Review: All The Things You Have Ever Lost

Alex Sorgo 15 January 2018

Week 0 had just begun and for this grad who has been stuck in the library since the day after boxing day (pity party appreciated), the chance to go and see some improv was a welcome distraction from the looming return of term.

All The Things You Have Ever Lost is a brief adventure into the world of a Lost Property Department. The energetic cast take us on a tour round some of the stranger sights of the back rooms, presenting different objects and recreating the stories behind them. Before the show begins, you are asked to write down a few things that you yourself have happened to lose: hair pins, wallet, glasses, virginities. These become prompts for the cast as the performance goes on.

Stories range from the real to the mythical: a pair of flippers used on a romantic health break to Brighton (in February) tell the tale of a couple in a dangerous competition to out-do each other’s acts of love, a set of voice controllers represent a captain’s desperate attempt to negotiate a place to land with a ‘ground control’ obsessed with David Bowie, and a pair of cages hark back to the story of an aspirational Lion with resting-sarcastic face who’s having a secret affair with a unicorn in attempt to recreate the heraldic glory of its species.

Some of the sketches were so smooth, it was easy to forget that the cast were improvising and not acting a scripted performance. There was a good team spirit that meant the production flowed remarkably well and switched between scenes at a good pace.

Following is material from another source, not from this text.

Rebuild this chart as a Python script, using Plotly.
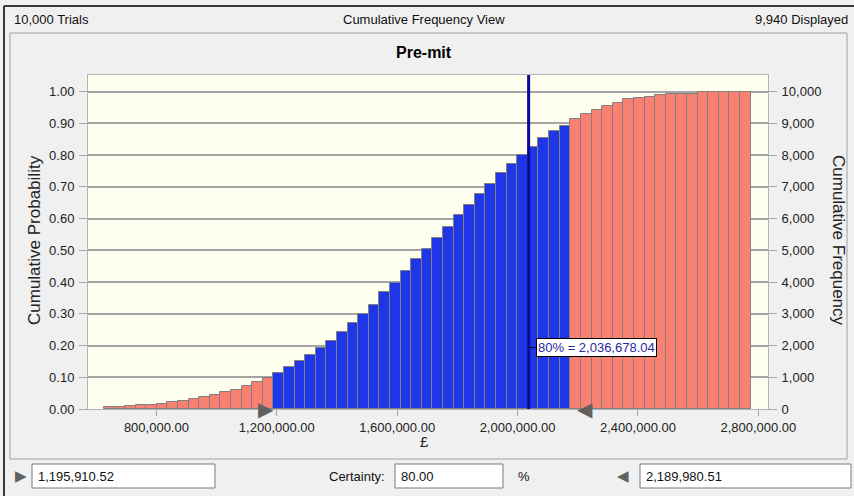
import plotly.graph_objects as go

# ---------------- data ----------------
TRIALS_TEXT = "10,000 Trials"
VIEW_TEXT = "Cumulative Frequency View"
DISPLAYED_TEXT = "9,940 Displayed"
TITLE = "Pre-mit"

BIN_START = 625000.0      # left edge of first bin (£)
BIN_WIDTH = 35230.0       # bin width (£)

# cumulative probability at the end of each bin
cum_prob = [
    0.007, 0.007, 0.008, 0.012, 0.012, 0.016, 0.022, 0.025, 0.030, 0.038,
    0.044, 0.052, 0.059, 0.074, 0.084, 0.099, 0.114, 0.131, 0.150, 0.171,
    0.193, 0.215, 0.242, 0.271, 0.299, 0.329, 0.367, 0.398, 0.435, 0.473,
    0.505, 0.538, 0.574, 0.610, 0.643, 0.676, 0.710, 0.742, 0.773, 0.800,
    0.826, 0.855, 0.877, 0.891, 0.913, 0.929, 0.943, 0.953, 0.965, 0.975,
    0.979, 0.983, 0.990, 0.993, 0.993, 0.993, 0.997, 0.997, 0.997, 0.997,
    0.997,
]

certainty_low = 1195910.52
certainty_high = 2189980.51
certainty_pct = 80.00
marker_value = 2036678.04

x_ticks = [800000, 1200000, 1600000, 2000000, 2400000, 2800000]
prob_ticks = [0.0, 0.1, 0.2, 0.3, 0.4, 0.5, 0.6, 0.7, 0.8, 0.9, 1.0]
freq_ticks = [0, 1000, 2000, 3000, 4000, 5000, 6000, 7000, 8000, 9000, 10000]
total_trials = 10000

# ---------------- styling ----------------
W, H = 854, 496
ML, MR, MT, MB = 88, 86, 75, 87
PW, PH = W - ML - MR, H - MT - MB
FONT = "Liberation Sans"
BLUE = "#1E36E6"
SALMON = "#FA8072"
GRID = "#A5A5A5"


def px(x):
    return (x - ML) / PW


def py(y):
    return (H - MB - y) / PH


centers = [BIN_START + BIN_WIDTH * (i + 0.5) for i in range(len(cum_prob))]
colors = [BLUE if certainty_low <= c <= certainty_high else SALMON for c in centers]

fig = go.Figure()
fig.add_trace(go.Bar(
    x=centers, y=cum_prob, width=BIN_WIDTH,
    marker=dict(color=colors, line=dict(color="#808080", width=1)),
    hoverinfo="skip", showlegend=False,
))
# invisible trace to activate the right-hand frequency axis
fig.add_trace(go.Scatter(
    x=[centers[0]], y=[0], yaxis="y2", mode="markers",
    marker=dict(opacity=0), hoverinfo="skip", showlegend=False,
))

YMAX = 1.052
fig.update_layout(
    width=W, height=H,
    margin=dict(l=ML, r=MR, t=MT, b=MB),
    paper_bgcolor="#F0F0F0",
    plot_bgcolor="#FFFFF0",
    bargap=0,
    font=dict(family=FONT, size=13, color="#222222"),
    xaxis=dict(
        range=[572700, 2832000], tickvals=x_ticks, tickformat=",.2f",
        ticks="outside", ticklen=6, tickcolor=GRID, showgrid=False,
        showline=True, linecolor="#B4B4B4", linewidth=1, mirror=True,
        tickfont=dict(size=13, color="#222222"), zeroline=False,
    ),
    yaxis=dict(
        range=[0, YMAX], tickvals=prob_ticks, tickformat=".2f",
        ticks="outside", ticklen=8, tickcolor=GRID, showgrid=True,
        gridcolor=GRID, gridwidth=1.5, showline=True, linecolor="#B4B4B4",
        linewidth=1, mirror=True, zeroline=False,
        tickfont=dict(size=13, color="#222222"), ticklabelstandoff=2,
    ),
    yaxis2=dict(
        range=[0, YMAX * total_trials], tickvals=freq_ticks, tickformat=",d",
        overlaying="y", side="right", ticks="outside", ticklen=8,
        tickcolor=GRID, showgrid=False, zeroline=False,
        tickfont=dict(size=13, color="#222222"), ticklabelstandoff=2,
    ),
)

shapes = []
annotations = []

# window border lines and chart frame
shapes.append(dict(type="line", xref="paper", yref="paper",
                   x0=px(4), x1=px(854), y0=py(6), y1=py(6),
                   line=dict(color="#3A3A3A", width=2)))
shapes.append(dict(type="line", xref="paper", yref="paper",
                   x0=px(4), x1=px(4), y0=py(6), y1=py(496),
                   line=dict(color="#3A3A3A", width=2)))
shapes.append(dict(type="rect", xref="paper", yref="paper",
                   x0=px(10), x1=px(847), y0=py(33), y1=py(459),
                   line=dict(color="#A0A0A0", width=1), layer="below"))

# certainty marker line
shapes.append(dict(type="line", xref="x", yref="paper",
                   x0=marker_value, x1=marker_value, y0=0, y1=1,
                   line=dict(color="#0A0A9A", width=3)))

# bottom input boxes
for x0, x1 in [(32, 215), (395, 503), (640, 851)]:
    shapes.append(dict(type="rect", xref="paper", yref="paper",
                       x0=px(x0), x1=px(x1), y0=py(464), y1=py(488),
                       line=dict(color="#7A7A7A", width=1), fillcolor="white"))

fig.update_layout(shapes=shapes)


def txt(x, y, s, size=13, anchor="left", color="#111111", bold=False, angle=0):
    annotations.append(dict(
        xref="paper", yref="paper", x=px(x), y=py(y), text=("<b>%s</b>" % s) if bold else s,
        showarrow=False, xanchor=anchor, yanchor="middle", textangle=angle,
        font=dict(family=FONT, size=size, color=color),
    ))


txt(12, 20, TRIALS_TEXT)
txt(424, 20, VIEW_TEXT, anchor="center")
txt(850, 20, DISPLAYED_TEXT, anchor="right")
txt(424, 52, TITLE, size=16, anchor="center", bold=True, color="#000000")
txt(35, 240, "Cumulative Probability", size=17, anchor="center", angle=-90, color="#222222")
txt(838, 240, "Cumulative Frequency", size=17, anchor="center", angle=90, color="#222222")
txt(424, 441, "£", size=15, anchor="center", color="#222222")

# bottom row
txt(36, 476, "{:,.2f}".format(certainty_low))
txt(327, 476, "Certainty:")
txt(399, 476, "{:.2f}".format(certainty_pct))
txt(516, 476, "%")
txt(644, 476, "{:,.2f}".format(certainty_high))
annotations.append(dict(xref="paper", yref="paper", x=px(13), y=py(476), text="▶",
                        showarrow=False, xanchor="left", yanchor="middle",
                        font=dict(family="DejaVu Sans", size=15, color="#606060")))
annotations.append(dict(xref="paper", yref="paper", x=px(631), y=py(476), text="◀",
                        showarrow=False, xanchor="right", yanchor="middle",
                        font=dict(family="DejaVu Sans", size=15, color="#606060")))

# certainty grabbers on the axis
annotations.append(dict(xref="x", yref="y", x=certainty_low, y=0, text="▶",
                        showarrow=False, xanchor="right", yanchor="middle",
                        font=dict(family="DejaVu Sans", size=20, color="#606060")))
annotations.append(dict(xref="x", yref="y", x=certainty_high, y=0, text="◀",
                        showarrow=False, xanchor="left", yanchor="middle",
                        font=dict(family="DejaVu Sans", size=20, color="#606060")))

# value label
annotations.append(dict(
    xref="x", yref="y", x=marker_value, y=0.194,
    text="{:.0f}% = {:,.2f}".format(certainty_pct, marker_value),
    showarrow=True, arrowhead=0, arrowwidth=1, arrowcolor="#000000",
    ax=7, ay=0, xanchor="left", yanchor="middle",
    bgcolor="white", bordercolor="#000000", borderwidth=1, borderpad=1,
    font=dict(family=FONT, size=13, color="#2B2BA0"),
))

fig.update_layout(annotations=annotations)
fig.write_html("out.html", config={"displayModeBar": False},
               post_script="document.body.style.margin='0';")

On occasion, it was fun to see the whole cast get behind some of the stories and watch a short piece turn into a longer drama with scenes and plot development. A special mention must go to the lights and sounds team (Catherine Hodges) who’s control of the music helped with the seamless illusion of smooth transitions.  

All the cast were equally funny. The best part of this kind of theatre is that it enables talented cast to show their best qualities from their quick thinking to their imaginative ability to reconstruct objects with hand gestures. Each of the cast shone in this respect.

Though some of the sketches were rather more miss than hit, the piece on the whole is memorable for its bigger hitters and certainly worth a watch. Watching such a play may have the added benefit of helping you remember where you may find your lost things.